According to plans drawn up by the university's governing council, the British undergraduates will lose out to foreign undergraduates paying the full cost of their degree courses and to postgraduates whose numbers would double to boost Oxford's income.
The plans, set out in strategy documents, would recast Oxford along with the lines of an American-style Ivy League university, concentrating on the lucrative post-graduate market.
Papers circulated to academics suggest that the number of home students should be cut from this September by one percentage point a year over the next five years to create more places for foreign undergraduates.
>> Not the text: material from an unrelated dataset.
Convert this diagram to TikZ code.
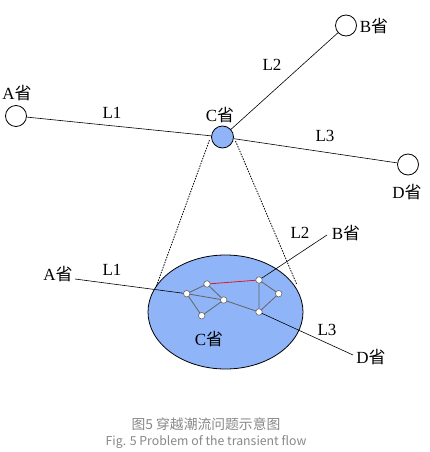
\documentclass[tikz,border=0pt]{standalone}
\usepackage{fontspec}
\setmainfont{Liberation Serif}
\newfontfamily\cjk{Noto Sans CJK SC}
\usetikzlibrary{calc,shapes.geometric}
\definecolor{cblue}{RGB}{143,181,248}
\definecolor{capgray}{RGB}{135,135,135}
\definecolor{edgegray}{RGB}{100,100,100}
\definecolor{redline}{RGB}{225,20,40}
\begin{document}
\begin{tikzpicture}[x=1pt,y=-1pt,
  prov/.style={circle,draw=black,line width=0.8pt,fill=white,minimum size=21pt,inner sep=0pt},
  provc/.style={prov,fill=cblue,minimum size=22pt},
  lab/.style={font=\fontsize{17}{17}\selectfont,inner sep=0pt},
  sub/.style={circle,draw=edgegray,line width=0.6pt,fill=white,minimum size=6.5pt,inner sep=0pt},
  wire/.style={black,line width=0.6pt},
  iwire/.style={edgegray,line width=0.8pt},
  captext/.style={text=capgray,inner sep=0pt}]
\useasboundingbox (0,0) rectangle (429,452);
% top level
\node[prov] (A) at (16,116) {};
\node[prov] (B) at (346,25.5) {};
\node[provc] (C) at (222.5,137) {};
\node[prov] (D) at (408,164.5) {};
\draw[wire] (A) -- (C);
\draw[wire] (C) -- (B);
\draw[wire] (C) -- (D);
\node[lab] (tA) at (17,93) {A{\cjk 省}};
\node[lab] (tB) at (374,26) {B{\cjk 省}};
\node[lab] (tC) at (220,115) {C{\cjk 省}};
\node[lab] (tD) at (407,192) {D{\cjk 省}};
\node[lab] (tL1) at (112,113) {L1};
\node[lab] (tL2) at (272,65) {L2};
\node[lab] (tL3) at (325,136) {L3};
% ellipse
\node[ellipse,draw=black,line width=0.8pt,fill=cblue,minimum width=155pt,minimum height=114pt,inner sep=0pt] (E) at (225.5,312) {};
% dashed projection
\coordinate (dl1) at (209.5,140);
\coordinate (dl2) at (156,287);
\coordinate (dr1) at (235.5,141);
\coordinate (dr2) at (297,285);
\draw[line width=0.8pt,dash pattern=on 1.5pt off 1.2pt] (dl1) -- (dl2);
\draw[line width=0.8pt,dash pattern=on 1.5pt off 1.2pt] (dr1) -- (dr2);
% inner network
\coordinate (n1) at (186.7,293.7);
\coordinate (n2) at (207,284);
\coordinate (n3) at (223.7,300);
\coordinate (n4) at (201.7,315.7);
\coordinate (n5) at (259,280);
\coordinate (n6) at (278.7,293.7);
\coordinate (n7) at (259,312);
\coordinate (Aend) at (75,279);
\coordinate (Bend) at (327,235);
\coordinate (Dend) at (353,355);
\draw[wire] (Aend) -- (n1);
\draw[wire] (n5) -- (Bend);
\draw[wire] (n7) -- (Dend);
\draw[iwire] (n1) -- (n2) -- (n3) -- (n1) -- (n4) -- (n3) -- (n7);
\draw[iwire] (n5) -- (n7) -- (n6) -- (n5);
\draw[redline,line width=0.8pt] (n2) -- (n5);
\foreach \n in {n1,n2,n3,n4,n5,n6,n7} \node[sub] (s\n) at (\n) {};
\node[lab] (bA) at (58,274) {A{\cjk 省}};
\node[lab] (bL1) at (112,270) {L1};
\node[lab] (bB) at (346,233) {B{\cjk 省}};
\node[lab] (bL2) at (300,233) {L2};
\node[lab] (bD) at (371,357) {D{\cjk 省}};
\node[lab] (bL3) at (327,330) {L3};
\node[lab] (bC) at (209,339) {C{\cjk 省}};
% caption
\node[captext,font=\cjk\fontsize{13.8}{14}\selectfont] (cap1) at (206,424) {图5 穿越潮流问题示意图};
\node[captext,font=\cjk\fontsize{12.3}{12}\selectfont] (cap2) at (206,442) {Fig. 5 Problem of the transient flow};
\end{tikzpicture}
\end{document}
This would take place within a freeze on the overall numbers of undergraduates while Oxford mounted an aggressive expansion of postgraduate provision.
According to a spokeswoman of the university, Oxford lost £ 2,600 on each of its home and European Union (EU) undergraduates every year.
EU students pay the same fees as those from Britain. The loss would still be £ 700 per year, even after the Government permitted annual tuition fees to rise to £ 3,000 from 2006.
Foreign students at Oxford pay between £ 8,170 and £ 20,000 a year for their degrees, plus annual college fees of about £ 4,000. Postgraduates pay the same amount, while British postgraduates are charged up to £ 2,940.
"Clearly, we don't lose on full-fee-paying students in the way that we lose on home and EU students," the spokeswoman said.
"From the profile of students applying to us, the quality of students from overseas is rising. We are not going to increase the total undergraduate numbers in a situation where this is a loss-making activity for us. If there are more able foreign undergraduates it will mean less places for home and EU students," she said.
Oxford has about 11,000 undergraduates at present, 90 per cent of whom are British. A cut of one percentage point a year would mean between 500 and 600 fewer home students being admitted by 2009.
According to the plans, Oxford expected to have "a large minority of undergraduates from outside the UK and the European Union" by 2020.